TO BE DONE >> Omit the pictures and output every entry below exactly as written.

▼

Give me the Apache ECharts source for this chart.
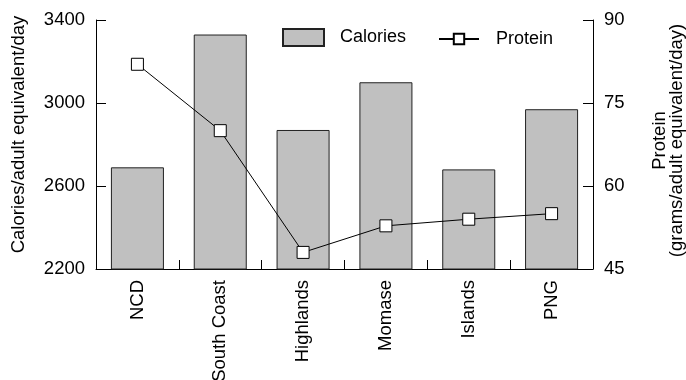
<!DOCTYPE html>
<html>
<head>
<meta charset="utf-8">
<script src="https://cdn.jsdelivr.net/npm/echarts@6/dist/echarts.min.js"></script>
<style>
  html, body { margin: 0; padding: 0; background: #fff; }
  #chart { width: 686px; height: 380px; }
</style>
</head>
<body>
<div id="chart"></div>
<script>
const regions = ['NCD', 'South Coast', 'Highlands', 'Momase', 'Islands', 'PNG']
const calories = [2690, 3330, 2870, 3100, 2680, 2970]
const protein = [82, 70, 48, 52.8, 54, 55]

const font = 'Liberation Sans, Arial, Helvetica, sans-serif'
const txt = { color: '#000', fontFamily: font, fontSize: 18.5 }

const chart = echarts.init(document.getElementById('chart'))

const axisBase = {
  axisLine: { show: true, lineStyle: { color: '#000', width: 1 } },
  axisTick: { show: true, inside: true, length: 10, lineStyle: { color: '#000' } },
  splitLine: { show: false },
  axisLabel: { ...txt, margin: 11, formatter: v => String(v) },
  nameLocation: 'middle'
}

chart.setOption({
  animation: false,
  textStyle: { fontFamily: font },
  grid: { left: 96, right: 93, top: 20, bottom: 111, outerBoundsMode: 'none' },
  legend: [
    {
      data: [{ name: 'Calories', icon: 'rect' }],
      left: 282, top: 28, padding: 0,
      itemWidth: 41, itemHeight: 17,
      textStyle: { ...txt, fontSize: 18, padding: [0, 0, 0, 11] }
    },
    {
      data: ['Protein'],
      left: 438, top: 30, padding: 0,
      itemWidth: 40, itemHeight: 13,
      textStyle: { ...txt, fontSize: 18, padding: [0, 0, 0, 12] }
    }
  ],
  xAxis: {
    type: 'category',
    data: regions,
    axisLine: { lineStyle: { color: '#000' } },
    axisTick: { show: true, inside: true, length: 9, lineStyle: { color: '#000' } },
    axisLabel: { ...txt, rotate: 90, margin: 11, interval: 0 }
  },
  yAxis: [
    {
      ...axisBase,
      type: 'value',
      min: 2200, max: 3400, interval: 400,
      name: 'Calories/adult equivalent/day',
      nameGap: 68,
      nameTextStyle: { ...txt, padding: [0, 0, 0, 20] }
    },
    {
      ...axisBase,
      type: 'value',
      position: 'right',
      min: 45, max: 90, interval: 15,
      name: 'Protein\n(grams/adult equivalent/day)',
      nameRotate: 90,
      nameGap: 58,
      nameTextStyle: { ...txt, lineHeight: 17, padding: [0, 0, 0, 8] }
    }
  ],
  series: [
    {
      name: 'Calories',
      type: 'bar',
      data: calories,
      barWidth: '64%',
      itemStyle: { color: '#c0c0c0', borderColor: '#222', borderWidth: 1 }
    },
    {
      name: 'Protein',
      type: 'line',
      yAxisIndex: 1,
      data: protein,
      symbol: 'rect',
      symbolSize: 12,
      lineStyle: { color: '#000', width: 1 },
      itemStyle: { color: '#fff', borderColor: '#000', borderWidth: 1 }
    }
  ]
})
</script>
</body>
</html>
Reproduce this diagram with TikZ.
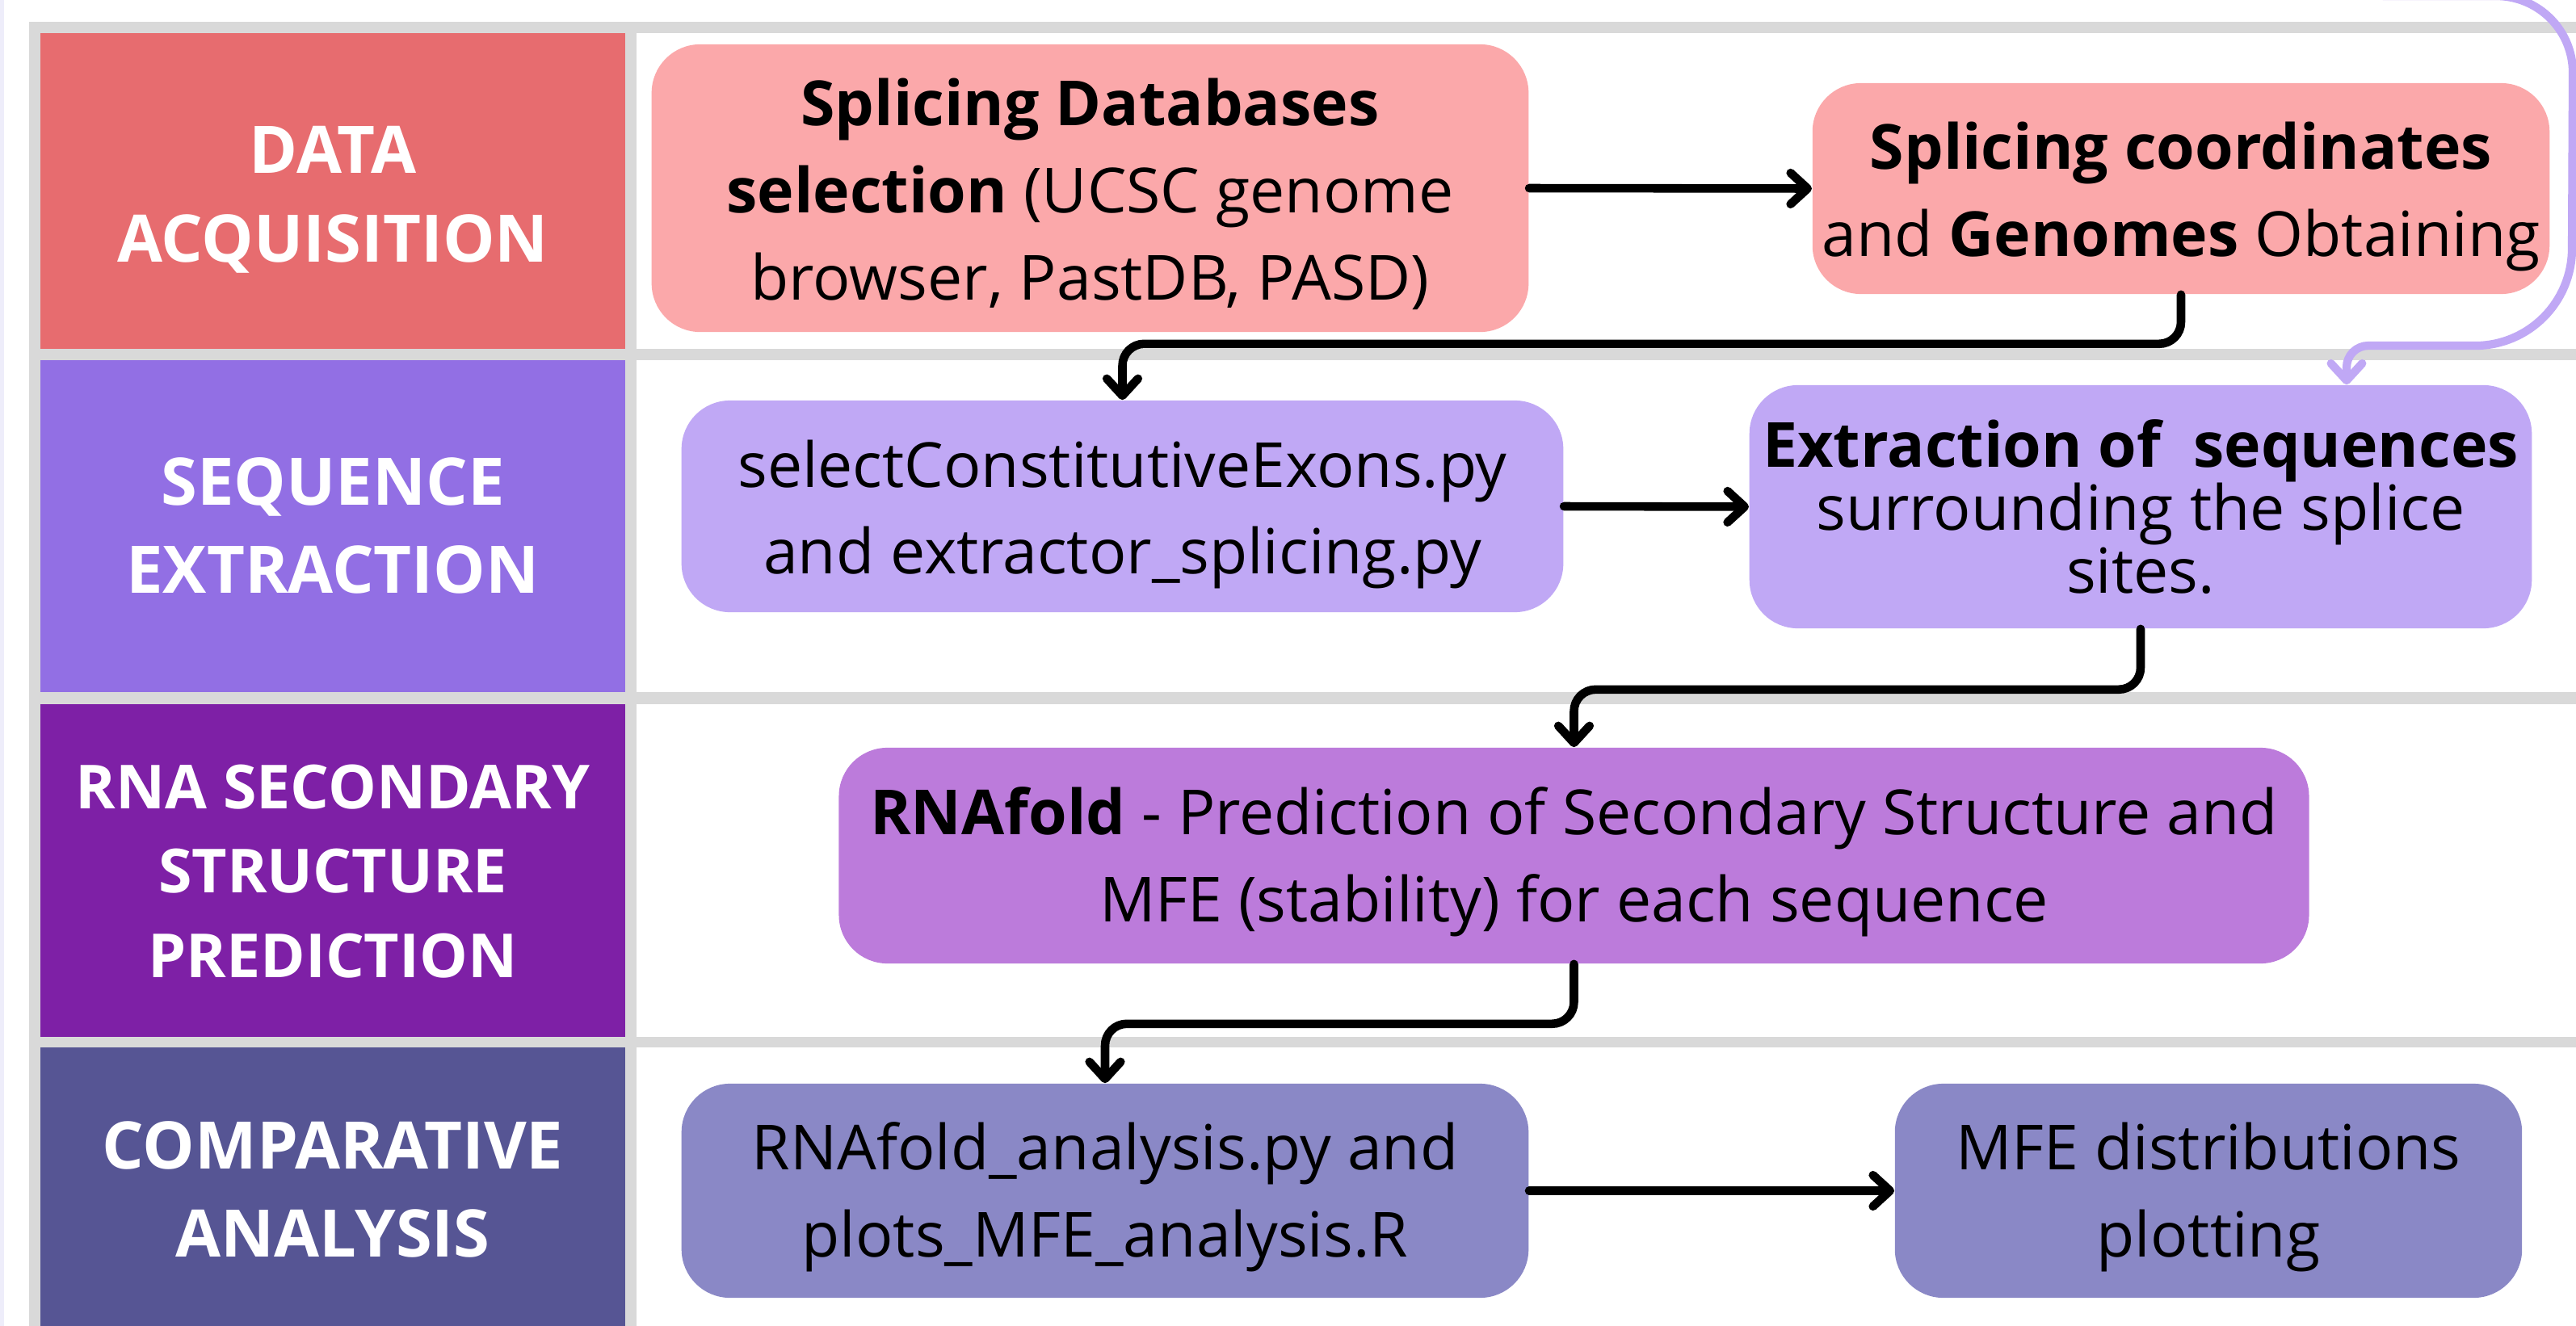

▲

RESULT OF THIS EXERCISE >>
Give me the Apache ECharts source for this chart.
<!DOCTYPE html>
<html>
<head>
<meta charset="utf-8">
<script src="https://cdn.jsdelivr.net/npm/echarts@6/dist/echarts.min.js"></script>
<style>
  html, body { margin: 0; padding: 0; background: #fff; }
  #chart { width: 686px; height: 380px; }
</style>
</head>
<body>
<div id="chart"></div>
<script>
const regions = ['NCD', 'South Coast', 'Highlands', 'Momase', 'Islands', 'PNG']
const calories = [2690, 3330, 2870, 3100, 2680, 2970]
const protein = [82, 70, 48, 52.8, 54, 55]

const font = 'Liberation Sans, Arial, Helvetica, sans-serif'
const txt = { color: '#000', fontFamily: font, fontSize: 18.5 }

const chart = echarts.init(document.getElementById('chart'))

const axisBase = {
  axisLine: { show: true, lineStyle: { color: '#000', width: 1 } },
  axisTick: { show: true, inside: true, length: 10, lineStyle: { color: '#000' } },
  splitLine: { show: false },
  axisLabel: { ...txt, margin: 11, formatter: v => String(v) },
  nameLocation: 'middle'
}

chart.setOption({
  animation: false,
  textStyle: { fontFamily: font },
  grid: { left: 96, right: 93, top: 20, bottom: 111, outerBoundsMode: 'none' },
  legend: [
    {
      data: [{ name: 'Calories', icon: 'rect' }],
      left: 282, top: 28, padding: 0,
      itemWidth: 41, itemHeight: 17,
      textStyle: { ...txt, fontSize: 18, padding: [0, 0, 0, 11] }
    },
    {
      data: ['Protein'],
      left: 438, top: 30, padding: 0,
      itemWidth: 40, itemHeight: 13,
      textStyle: { ...txt, fontSize: 18, padding: [0, 0, 0, 12] }
    }
  ],
  xAxis: {
    type: 'category',
    data: regions,
    axisLine: { lineStyle: { color: '#000' } },
    axisTick: { show: true, inside: true, length: 9, lineStyle: { color: '#000' } },
    axisLabel: { ...txt, rotate: 90, margin: 11, interval: 0 }
  },
  yAxis: [
    {
      ...axisBase,
      type: 'value',
      min: 2200, max: 3400, interval: 400,
      name: 'Calories/adult equivalent/day',
      nameGap: 68,
      nameTextStyle: { ...txt, padding: [0, 0, 0, 20] }
    },
    {
      ...axisBase,
      type: 'value',
      position: 'right',
      min: 45, max: 90, interval: 15,
      name: 'Protein\n(grams/adult equivalent/day)',
      nameRotate: 90,
      nameGap: 58,
      nameTextStyle: { ...txt, lineHeight: 17, padding: [0, 0, 0, 8] }
    }
  ],
  series: [
    {
      name: 'Calories',
      type: 'bar',
      data: calories,
      barWidth: '64%',
      itemStyle: { color: '#c0c0c0', borderColor: '#222', borderWidth: 1 }
    },
    {
      name: 'Protein',
      type: 'line',
      yAxisIndex: 1,
      data: protein,
      symbol: 'rect',
      symbolSize: 12,
      lineStyle: { color: '#000', width: 1 },
      itemStyle: { color: '#fff', borderColor: '#000', borderWidth: 1 }
    }
  ]
})
</script>
</body>
</html>
Reproduce this diagram with TikZ.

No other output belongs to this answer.